It only makes sense that as the community of Spark contributors got bigger the project would get even more ambitious. So when Spark 2.0 comes out in a matter of weeks it’s going to have at least three robust new features, according to Ion Stoica, the founder of Databricks and keynote speaker at Apache Big Data in Vancouver on Tuesday afternoon.
“Spark 2.0 is about taking what has worked and what we have learned from the users and making it even better,” Stoica said.
Queries will be more performant - the goal is 10x faster - through the success of Project Tungsten, an ongoing effort which set out to improve the efficiency of memory and CPU for applications.
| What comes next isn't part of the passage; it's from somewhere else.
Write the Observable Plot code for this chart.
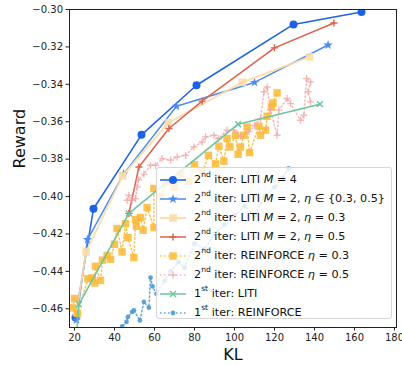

The three ways it’s succeeded is through cache-aware computation that uses algorithms and data structures to exploit memory hierarchy, code generation to exploit modern compilers and CPUs, and using application semantics to eliminate memory getting bogged down on garbage collection and the JVM object model.
“The more semantics you know the better you can optimize the applications,” Stoica said.
Spark 2.0 will ship with even more components from Project Tungsten, which has been rolling out in pieces, across multiple releases, since Spark 1.4 about a year ago.
Spark 2.0 will also feature improved APIs to make it “even easier” to write applications for Spark, a feature for the influx of data scientists that are now using Spark who aren’t necessarily full-blown developers and database admins. Part of this feature is the introduction of the Dataset API. Datasets are static typed extensions that use Resilient Distributed Dataset (RDD)-like operations, and when added to Spark’s dataframes, it creates a best-of-both-worlds approach.